Kolektif alan, öznelerle birlikte
giderilmesi gereken temel kaygıların karşılanması içinde sinerjini bir durumdu.
Sadaka verme işi köleci paylaşımlı yansımaydı. Sadaka verme, lütufta bulunma
tarzı köleci alan içine açılan nişlerdi. Nişlerin içi istendiği gibi eylem,
söylem ve düşüncelerle doldurulacaktı. Nişler bu tarz inancı düşünce ve
eylemlerin kullanım alanlarıydılar. Sadaka birçok parça bileşenli düşüncelerdi.
Sadaka ve ihsanda bulunma vs.
kolektif kapasitenin kullanım ve tüketim karşılanmaları içinde yapılan kasıtlı
eksiltmelerden doğmuştu. Sadakanın diğer parça bileşeni hak gasplarıydı. Hakları
gasp edilen mülksüzlerin mülk sahibine doğru olan öfkesini minnete dönüştürme
amacından da sadaka doğmuştu.
Sadaka boyun eğdirme işiydi.
Kişinin yarın yeniden çalışması için ve ölmeyecek kadar hayatta kalması için
alması gereken asgari bir enerji miktarı vardır. Köleci deyimle kölenin asgari
bir geçim şartı vardır. Kölenin asgari
geçim şartından da bile bile eksiltme yapan mülk sahibi buyurucular; sadaka ile
bu eksiltmeyi tamamlamakla; köle gözünde daha da büyümekle, veren ele
dönüşürler.
Efendilerin köleye verdiği
sadaka, ihsan, lütuf, zekât vs. köleye “bak seni ben doyuruyorum” demeye getirmeydi.

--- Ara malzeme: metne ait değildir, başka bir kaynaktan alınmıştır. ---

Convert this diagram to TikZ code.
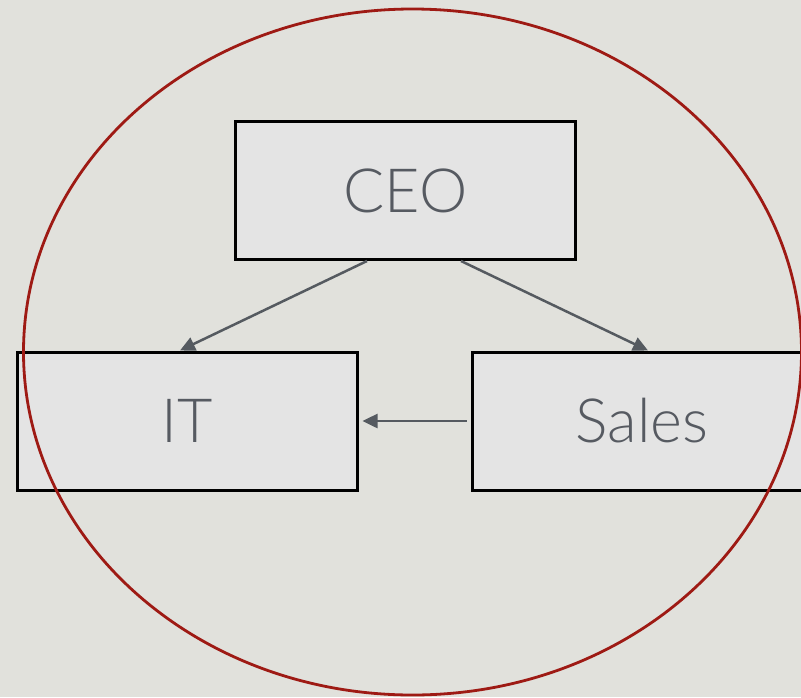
\documentclass[tikz,border=0pt]{standalone}
\usepackage{fontspec}
\IfFontExistsTF{Lato Light}{\setmainfont{Lato Light}}{\setmainfont{TeX Gyre Heros}}
\usetikzlibrary{arrows.meta}
\definecolor{bgcol}{HTML}{E1E1DC}
\definecolor{boxfill}{HTML}{E4E4E4}
\definecolor{txtcol}{HTML}{565A61}
\definecolor{arrcol}{HTML}{555A60}
\definecolor{ringcol}{HTML}{9E1A14}
\tikzset{
  orgbox/.style={draw=black, line width=3pt, fill=boxfill, minimum width=340pt, minimum height=138pt, inner sep=0pt, text=txtcol, font=\fontsize{61}{63}\selectfont},
  link/.style={draw=arrcol, line width=2.5pt, -{Triangle[length=15pt,width=14pt]}},
  ring/.style={draw=ringcol, line width=2.8pt}
}
\begin{document}
\begin{tikzpicture}[x=1pt,y=-1pt]
\path[fill=bgcol] (0,0) rectangle (801,697);
\useasboundingbox (0,0) rectangle (801,697);
\clip (0,0) rectangle (801,697);
\node[orgbox] (ceo) at (405.5,190.5) {CEO};
\node[orgbox] (it) at (187,421) {IT};
\node[orgbox] (sales) at (642,421) {Sales};
\draw[link] ([xshift=-38.5pt]ceo.south) -- ([xshift=-7pt]it.north);
\draw[link] ([xshift=55.5pt]ceo.south) -- ([xshift=6pt]sales.north);
\draw[link] ([xshift=-4pt]sales.west) -- ([xshift=4pt]it.east);
\draw[ring] (412.5,352) ellipse [x radius=389, y radius=343];
\end{tikzpicture}
\end{document}
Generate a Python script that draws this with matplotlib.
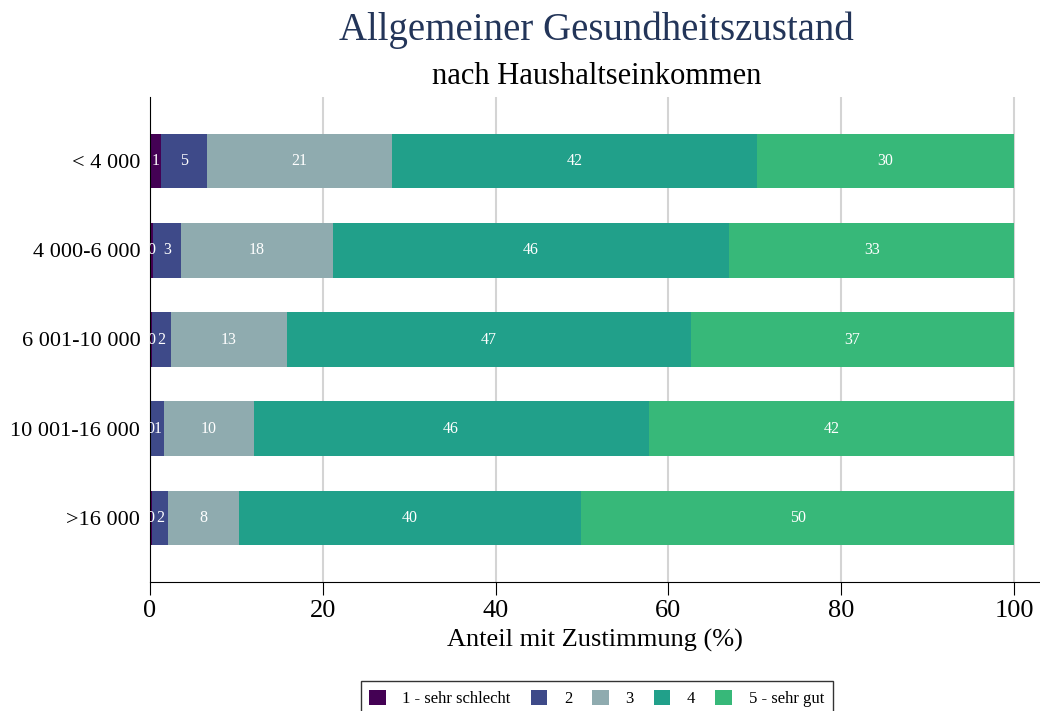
import numpy as np
import matplotlib.pyplot as plt

# Data
groups = ['< 4 000', '4 000-6 000', '6 001-10 000', '10 001-16 000', '>16 000']
levels = ['1 - sehr schlecht', '2', '3', '4', '5 - sehr gut']
v1 = [1.3, 0.35, 0.25, 0.15, 0.2]
v2 = [5.3, 3.2, 2.15, 1.45, 1.9]
v3 = [21.4, 17.6, 13.4, 10.4, 8.2]
v4 = [42.2, 45.9, 46.8, 45.7, 39.6]
v5 = [29.8, 32.95, 37.4, 42.3, 50.1]
colors = ['#440154', '#3e4a89', '#8fabaf', '#21a08a', '#37b879']

plt.rcParams['font.family'] = ['Liberation Serif', 'DejaVu Serif']

fig = plt.figure(figsize=(10.4, 7.11), dpi=100)
ax = fig.add_axes([150 / 1040, 1 - 582 / 711, 890 / 1040, 485 / 711])

y = np.arange(1, len(groups) + 1)
left = np.zeros(len(groups))
for vals, lab, col in zip([v1, v2, v3, v4, v5], levels, colors):
    vals = np.array(vals)
    ax.barh(y, vals, left=left, height=0.61, color=col, label=lab, zorder=2)
    for yi, l, v in zip(y, left, vals):
        ax.text(l + v / 2, yi, '%.0f' % v, color='white', ha='center', va='center',
                fontsize=11.5, zorder=3, clip_on=True)
    left += vals

ax.set_xlim(0, 103)
ax.set_ylim(5.72, 0.28)
ax.set_yticks(y)
ax.set_yticklabels(groups, fontsize=16)
ax.tick_params(axis='y', length=0, pad=7)
ax.set_xticks([0, 20, 40, 60, 80, 100])
ax.tick_params(axis='x', labelsize=19, length=9, pad=4)
ax.xaxis.grid(True, color='#d4d4d4', linewidth=1.5, zorder=0)
ax.set_axisbelow(True)
ax.spines['top'].set_visible(False)
ax.spines['right'].set_visible(False)
ax.set_xlabel('Anteil mit Zustimmung (%)', fontsize=19, labelpad=5)

fig.text(0.5736, 0.958, 'Allgemeiner Gesundheitszustand', ha='center', va='center',
         fontsize=28, color='#233559')
fig.text(0.5736, 0.893, 'nach Haushaltseinkommen', ha='center', va='center', fontsize=22)

leg = fig.legend(loc='upper center', bbox_to_anchor=(0.5736, 1 - 673 / 711), ncol=5,
                 fontsize=12, frameon=True, fancybox=False, edgecolor='black',
                 handlelength=1.0, handleheight=1.0, handletextpad=1.0,
                 columnspacing=1.2, borderpad=0.5)
leg.get_frame().set_linewidth(1)

fig.savefig('out.png', dpi=100)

Gaspla yapılan eksiltme içindeki yardımlaşma, acıma, şefkat, sadaka gibi absürtlükler
ilk sel inşanın kolektif alanı içinde bulunmazlar. Bunlar köleci alan içindeki
mülklü, mülksüz oluşla vardırlar.
Yani ilk inşacı özneler avından
bir parça et koparıp sadaka niyetine, mağara komşusuna acıyan şefkatle,
merhamet ve iyilikle pay vermemişti. Kolektif inşa temelinde bu tür soyut
yardım ve dayanışma yoktur.
Aksine kolektif paydaşlı özneler sadakaya
giden yolun başında; köleci bir mülk sahipliğinin anlayışı içinde tutulmakla kolektif
yoksunluklara muhtaç bırakılmıştılar. Mülk sahipli alan içinde sadaka ve
inayetlerle kölenin muhtaçlıkları kontrol edilmişti.